Toplantılar öncesinde İstanbul Finans Merkezi Stratejisi ve Eylem Planı'nın açıklandığını anımsatan Babacan, hazırlanan strateji belgesinin ilk kez 700'e yakın yerli ve yabancı bankacı ve finansçının katıldığı toplantıda tanıtımının yapıldığını dile getirdi. İstanbul'dun orta vadede ulusal ve bölgesel, uzun vadede küresel finans merkezi olmasını öngören strateji ve eylem planına olumlu tepkiler aldıklarını anlatan Babacan, "Daha sonra yaptığımız temaslarda, 'bu iş zor, uğraşmayın' diyen çıkmadığı gibi, bunun gerçekçi bir politika olduğunu, ancak atılması gereken adımların önemli olduğunu belirttiler. Doğru politikalar ve tedbirlerle bunun gerçekleşebileceğini ifade ettiler" dedi.
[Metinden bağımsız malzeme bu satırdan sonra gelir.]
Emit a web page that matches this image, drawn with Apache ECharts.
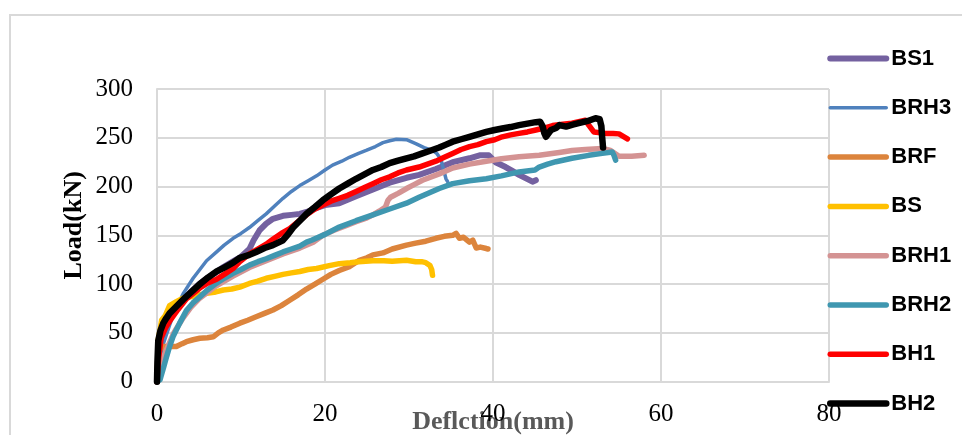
<!DOCTYPE html>
<html>
<head>
<meta charset="utf-8">
<script src="https://cdn.jsdelivr.net/npm/echarts@6/dist/echarts.min.js"></script>
<style>html,body{margin:0;padding:0;background:#fff}#c{width:962px;height:435px}</style>
</head>
<body>
<div id="c"></div>
<script>
var seriesNames = ['BS1','BRH3','BRF','BS','BRH1','BRH2','BH1','BH2'];
var xTicks = [0,20,40,60,80];
var yTicks = [0,50,100,150,200,250,300];

var BS1 = [[0,0],[0.2,30],[0.5,48],[1,58],[2,70],[3,82],[4,92],[5,100],[6,106],[7,112],[8,118],[9,123],[10,128],[11,136],[11.5,145],[12.2,155],[13,162],[13.8,167],[15,170],[16,171],[17,172],[17.8,174],[19,178],[20,181],[21.7,183],[23.7,190],[25.7,197],[27.7,204],[29.7,209],[31.2,212],[33.2,218],[35.2,225],[37.2,229],[38.4,232],[39.5,232],[40.3,225],[41.5,220],[42.3,216],[43.1,212],[44.7,205],[45.1,206.5]];
var BRH3 = [[0,0],[0.3,20],[0.8,40],[1.5,58],[2.2,74],[3.1,90],[4.3,106],[5.1,115],[5.9,124],[7.1,133],[8,140],[9.06,147],[10,152],[11,158],[12,165],[13,172],[14,180],[15,188],[16,195],[17,201],[18,206],[19,211],[20,217],[20.9,222],[22,226],[22.9,230],[24,234],[24.9,237],[26,241],[26.9,245],[27.7,247],[28.5,248.5],[29.7,248],[30.8,244],[31.8,240],[32.8,237],[33.3,234],[33.8,228],[34.1,218],[34.4,208],[34.6,205]];
var BRF = [[0,0],[0.1,20],[0.3,33],[0.75,36],[1.5,36],[2.3,36],[3,39],[3.5,41],[4.3,43],[5.1,44.5],[6,45],[6.7,46],[7.3,50],[7.9,53],[8.8,56],[9.86,60],[10.8,63],[11.8,66.5],[12.8,70],[13.8,73.5],[14.8,78],[15.8,83.5],[16.8,89],[17.8,95],[18.8,100],[19.75,105],[20.7,110],[21.7,114],[22.9,118],[24,124],[25,127],[25.7,130],[26.9,132],[28,136],[29.7,140],[30.8,142],[32,144],[33.2,147],[34.2,149],[35.2,150],[35.6,152],[36,147],[36.5,148],[37.2,143],[37.6,145],[38,137],[38.5,138],[39.2,136.5],[39.4,136]];
var BS = [[0,0],[0.1,25],[0.15,43],[0.4,55],[0.55,63],[1.0,68],[1.5,78],[2.3,82],[3.1,85.5],[4,87],[5,89],[5.9,90.5],[7,92],[7.9,94],[8.9,95],[9.86,97],[11,100.7],[12,103],[13,106],[14,108],[15,110],[16,111.5],[17,113],[18,115],[19,116],[20.5,119],[21.7,121],[23,122],[24,123],[25.7,124],[27,124],[28,123.5],[29.7,124.5],[30.8,123],[31.5,123],[32,122],[32.5,119],[32.7,115],[32.8,109]];
var BRH1 = [[0,0],[0.5,18],[1,30],[2,50],[3,64],[4,76],[5,85],[7,98],[9,108],[11,117],[13,124],[15,131],[17,137],[18.6,143],[19.75,150],[21,155],[22.5,160],[23.7,164],[25,168],[25.7,171],[26.5,175],[27.2,179],[27.5,186],[27.8,189],[28.7,193],[29.7,198],[30.6,202],[31.6,206.5],[33.6,213],[35.2,219],[37.2,223],[39.2,226],[41,228.5],[43.1,230.5],[45.5,232],[47.9,235],[49.4,237],[51,238],[53,239],[54,237],[55,231],[56.5,231],[58,232]];
var BRH2 = [[0,0],[0.36,2],[0.8,15],[1.15,26],[1.5,36],[1.9,46],[2.7,60],[3.5,73],[4.3,81],[5.1,87],[6,94],[7.1,101],[8,106],[9.06,111],[10,115],[11,119.5],[12,123],[13,126],[14,129.5],[15,133],[16,136],[17,139],[17.8,143],[18.4,145],[18.6,147],[20,151],[21.7,158.5],[23.7,165],[25.7,171],[27.7,177],[29.7,183],[31.2,189],[33.6,198],[35.2,203],[37.2,206],[39.2,208],[41,211],[43.1,215],[45,217],[45.5,220],[46.5,223],[47.5,225.5],[49.4,229],[51.4,232],[53,234],[54.2,235.5],[54.4,232],[54.6,227]];
var BH1 = [[0,0],[0.2,25],[0.5,45],[1,55],[1.5,62],[2.5,74],[3.5,85],[5.1,96],[6,101],[7.1,105],[8,110],[9.06,116],[9.86,123],[11,131],[12,136],[13,141],[13.8,146],[14.8,152],[15.8,157],[16.8,164],[17.8,171],[18.8,177],[19.75,181],[20.7,185],[21.7,188],[22.7,191],[23.7,195],[24.7,199],[25.7,203],[26.7,207],[27.7,210],[28.7,214],[29.7,217],[31.2,220],[32.2,223],[33.2,226],[34.2,230],[35.2,234],[36.2,238],[37.2,241],[38.2,243],[39.2,246],[40.2,248],[41.1,251],[42.1,253],[43.1,254.5],[44.1,256],[45.1,258],[46.1,260],[47.1,262.5],[48.3,264],[49.4,265],[50.2,266.5],[51,268],[51.4,263],[52,256],[53.4,254.5],[54.3,254.5],[55,254],[55.6,251],[56,249]];
var BH2 = [[0,0],[0.05,20],[0.15,42],[0.4,52],[0.75,60],[1.1,65],[1.5,70],[2.3,77],[3.1,84],[4.1,92],[5.1,100],[6.1,107],[7.1,113],[8,117],[9.06,122],[9.86,127],[11,130],[11.8,133],[12.8,137],[13.8,140],[15,145],[15.6,151],[16.2,158],[17,165],[17.8,172],[18.8,179],[19.75,186],[20.7,192],[21.7,198],[22.7,203],[23.7,208],[24.7,212.5],[25.7,217],[26.7,220],[27.7,224],[28.7,226.5],[29.7,229],[30.6,231],[31.6,234],[32.6,237],[33.6,240],[34.4,243],[35.2,246],[36.2,248.5],[37.2,251],[38.2,253.5],[39.2,256],[40.2,258],[41.1,259.5],[42.1,261],[43.1,263],[44.1,264.5],[45.1,266],[45.6,266.5],[45.9,262],[46.1,255],[46.3,251],[46.9,258],[47.5,260],[47.9,263],[48.7,261.5],[49.5,263.5],[50.2,265],[51.2,267],[52.2,270],[52.7,269],[52.9,262],[53.0,250],[53.1,240]];

var seriesData = [BS1,BRH3,BRF,BS,BRH1,BRH2,BH1,BH2];
var colors = ['#7461a0','#4f81bd','#dc843c','#ffc000','#d49393','#3f97b0','#ff0000','#000000'];
var widths = [6,3.5,5.5,5.5,5.5,5.5,5.5,6.5];

var chart = echarts.init(document.getElementById('c'), null, {renderer:'canvas'});
var gridColor = '#d9d9d9';
var option = {
  animation: false,
  backgroundColor: '#ffffff',
  grid: {left:157, right:133, top:89, bottom:53.3, containLabel:false, outerBoundsMode:'none'},
  graphic: [{type:'rect', z:-1, shape:{x:10,y:15,width:1000,height:500}, style:{fill:'none', stroke:gridColor, lineWidth:2}}],
  legend: {
    orient:'vertical', left:827, top:47.5, padding:0, itemWidth:56, itemHeight:20, itemGap:27.3,
    data: seriesNames,
    itemStyle:{opacity:0},
    lineStyle:{width:'inherit', cap:'round'},
    textStyle:{fontFamily:'Liberation Sans', fontWeight:'bold', fontSize:22, color:'#000', lineHeight:20}
  },
  xAxis: {
    type:'value', min:0, max:80, interval:20,
    name:'Deflction(mm)', nameLocation:'middle', nameGap:28, nameMoveOverlap:false,
    nameTextStyle:{fontFamily:'Liberation Serif', fontWeight:'bold', fontSize:26, color:'#595959'},
    axisLine:{show:true, lineStyle:{color:gridColor, width:2}},
    axisTick:{show:false},
    splitLine:{show:true, lineStyle:{color:gridColor, width:2}},
    axisLabel:{fontFamily:'Liberation Serif', fontSize:25, color:'#000', margin:20,
      formatter:function(v){return xTicks.indexOf(v)>=0?String(v):'';}}
  },
  yAxis: {
    type:'value', min:0, max:300, interval:50,
    name:'Load(kN)', nameLocation:'middle', nameGap:70, nameMoveOverlap:false,
    nameTextStyle:{fontFamily:'Liberation Serif', fontWeight:'bold', fontSize:26, color:'#000', padding:[0,0,0,20]},
    axisLine:{show:true, lineStyle:{color:gridColor, width:2}},
    axisTick:{show:false},
    splitLine:{show:true, lineStyle:{color:gridColor, width:2}},
    axisLabel:{fontFamily:'Liberation Serif', fontSize:25, color:'#000', margin:24,
      formatter:function(v){return yTicks.indexOf(v)>=0?String(v):'';}}
  },
  series: seriesNames.map(function(n,i){
    return {name:n, type:'line', data:seriesData[i], showSymbol:false, symbol:'none',
      color:colors[i],
      lineStyle:{color:colors[i], width:widths[i], cap:'round', join:'round'}};
  })
};
chart.setOption(option);
</script>
</body>
</html>
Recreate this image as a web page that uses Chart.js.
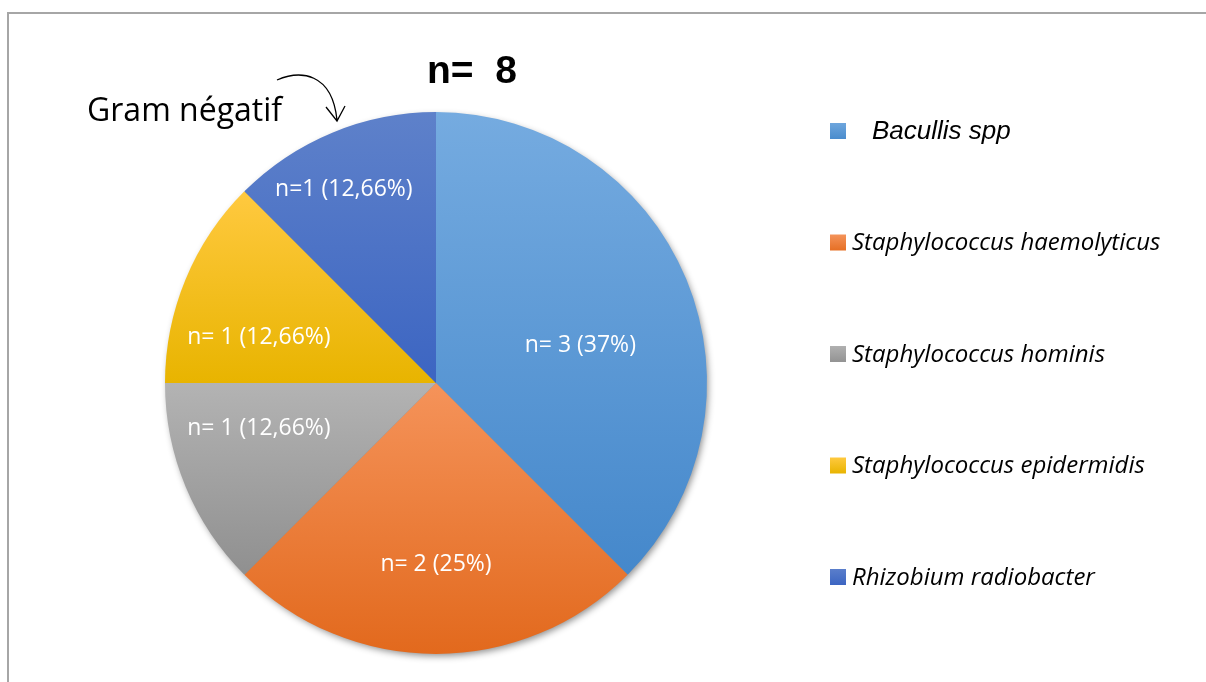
<!DOCTYPE html>
<html>
<head>
<meta charset="utf-8">
<script src="https://cdn.jsdelivr.net/npm/chart.js@4"></script>
<style>
  html, body { margin: 0; padding: 0; background: #fff; }
  #wrap { position: relative; width: 1206px; height: 682px; }
</style>
</head>
<body>
<div id="wrap"><canvas id="pie" width="1206" height="682"></canvas></div>
<script>
// données
const categories = ['Bacullis spp', 'Staphylococcus haemolyticus', 'Staphylococcus hominis', 'Staphylococcus epidermidis', 'Rhizobium radiobacter'];
const counts = [3, 2, 1, 1, 1];
const sliceLabels = ['n= 3 (37%)', 'n= 2 (25%)', 'n= 1 (12,66%)', 'n= 1 (12,66%)', 'n=1 (12,66%)'];
const totalLabel = 'n=  8';
const noteLabel = 'Gram négatif';

// styles (dégradés façon Office, du haut vers le bas du camembert)
const sliceStops = [
    [[0, '#75abe0'], [0.85, '#4588cb']],
    [[0.5, '#f5935a'], [1, '#e2691d']],
    [[0.5, '#b3b3b3'], [0.85, '#909090']],
    [[0.15, '#ffc93f'], [0.5, '#e8b400']],
    [[0, '#5e81ca'], [0.5, '#3c65c2']]
];
const legendSwatch = [
    ['#6ea6dd', '#4a8ccd'],
    ['#f4935a', '#e66f24'],
    ['#b0b0b0', '#939393'],
    ['#ffc93f', '#e8b400'],
    ['#5a7ecb', '#3c65c2']
];
const labelShift = [8, 0, 8, -8, -3];       // degrés
const labelRadius = [0.55, 0.67, 0.675, 0.675, 0.79];

function sliceColor(ctx) {
    const chart = ctx.chart;
    const area = chart.chartArea;
    const stops = sliceStops[ctx.dataIndex];
    if (!area) return stops[0][1];
    const g = chart.ctx.createLinearGradient(0, area.top, 0, area.bottom);
    stops.forEach(s => g.addColorStop(s[0], s[1]));
    return g;
}

const decor = {
    id: 'decor',
    beforeDraw(chart) {
        const c = chart.ctx;
        c.save();
        c.fillStyle = '#fff';
        c.fillRect(0, 0, chart.width, chart.height);
        c.strokeStyle = '#a6a6a6';
        c.lineWidth = 2;
        c.beginPath();
        c.moveTo(8, chart.height + 5);
        c.lineTo(8, 13);
        c.lineTo(chart.width + 5, 13);
        c.stroke();
        c.restore();
    },
    beforeDatasetsDraw(chart) {
        // ombre portée sous le camembert
        const arc = chart.getDatasetMeta(0).data[0];
        if (!arc) return;
        const c = chart.ctx;
        c.save();
        c.shadowColor = 'rgba(0,0,0,0.45)';
        c.shadowBlur = 7;
        c.shadowOffsetX = 2;
        c.shadowOffsetY = 3;
        c.fillStyle = '#888';
        c.beginPath();
        c.arc(arc.x, arc.y, arc.outerRadius - 1, 0, Math.PI * 2);
        c.fill();
        c.restore();
    },
    afterDatasetsDraw(chart) {
        const c = chart.ctx;
        c.save();
        c.fillStyle = '#fff';
        c.font = '23px "Open Sans"';
        c.textAlign = 'center';
        c.textBaseline = 'middle';
        chart.getDatasetMeta(0).data.forEach((arc, i) => {
            const mid = (arc.startAngle + arc.endAngle) / 2 + labelShift[i] * Math.PI / 180;
            const r = arc.outerRadius * labelRadius[i];
            c.fillText(sliceLabels[i], arc.x + Math.cos(mid) * r, arc.y + Math.sin(mid) * r);
        });
        c.restore();
    },
    afterDraw(chart) {
        const c = chart.ctx;
        c.save();
        // titre
        c.fillStyle = '#000';
        c.font = 'bold 39px "Liberation Sans", Arial';
        c.textAlign = 'center';
        c.textBaseline = 'alphabetic';
        c.fillText(totalLabel, 472, 83);

        // annotation + flèche
        c.font = '32px "Open Sans"';
        c.textAlign = 'left';
        c.fillText(noteLabel, 87, 121);
        c.strokeStyle = '#000';
        c.lineWidth = 1.3;
        c.beginPath();
        c.moveTo(277, 80);
        c.bezierCurveTo(300, 70, 332, 72, 337, 120);
        c.moveTo(326, 107);
        c.lineTo(337, 121);
        c.lineTo(345, 106);
        c.stroke();

        // légende
        const ys = [131, 242.5, 354, 465.5, 577];
        categories.forEach((name, i) => {
            const y = ys[i];
            const g = c.createLinearGradient(0, y - 8, 0, y + 8);
            g.addColorStop(0, legendSwatch[i][0]);
            g.addColorStop(1, legendSwatch[i][1]);
            c.fillStyle = g;
            c.fillRect(830, y - 8, 16, 16);
            c.fillStyle = '#000';
            c.textBaseline = 'middle';
            if (i === 0) {
                c.font = 'italic 26px "Liberation Sans", Arial';
                c.fillText(name, 872, y + 1);
            } else {
                c.font = 'italic 24px "Open Sans"';
                c.fillText(name, 852, y + 1);
            }
        });
        c.restore();
    }
};

new Chart(document.getElementById('pie'), {
    type: 'pie',
    data: {
        labels: categories,
        datasets: [{
            data: counts,
            backgroundColor: sliceColor,
            borderWidth: 0,
            hoverOffset: 0
        }]
    },
    options: {
        responsive: false,
        animation: false,
        events: [],
        layout: { padding: { left: 164, right: 498, top: 112, bottom: 28 } },
        plugins: {
            legend: { display: false },
            tooltip: { enabled: false },
            title: { display: false }
        }
    },
    plugins: [decor]
});
</script>
</body>
</html>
Babacan, G-20 Bakanlar Toplantıları, arkasından G-20 Zirvesi ve şimdi de IMF ve Dünya Bankası toplantılarının başarıyla ev sahipliğini yapan Türkiye'nin, küresel ekonominin kaptan köşkünde yer aldığını belirtti. Toplantılar çerçevesinde çok sayıda katılımcının ilk kez İstanbul'a geldiğini ve tekrar geleceklerini söylediklerini vurgulayan Babacan, bu toplantıların uzun yıllar akıllardan çıkmayacağını düşündüğünü ifade etti.
 

"186 ülkeden katılım oldu"

IMF ve Dünya Bankası toplantılarına 186 ülkeden ekonomi ve maliye bakanları başta olmak üzere küresel ekonomiye yön veren kim varsa, İstanbul'da olduğunu bildirdi. Babacan, küresel ekonomik krizin ana temayı oluşturduğu IMF ve Dünya Bankası toplantıları çerçevesinde, 180 toplantı gerçekleştirildiğini vurguladı. Kongre merkezinde binin üzerinde merkez olduğunu anımsatan Babacan, bu ofislerde binlerce ikili görüşme yapıldığını dile getirdi. Toplantı merkezine 13 bin 712 kişinin toplantıları izlemek için geldiğini açıklayan Babacan, bunun bin 662'sinin basın mensubu olduğunu ifade etti. Kongre merkezine girmeyip, bu toplantı çerçevesinde İstanbul'a gelen birçok kişi olduğunu tahmin ettiklerini söyleyen Babacan, bu konuda kesin bir sayı vermenin mümkün olmadığını belirtti.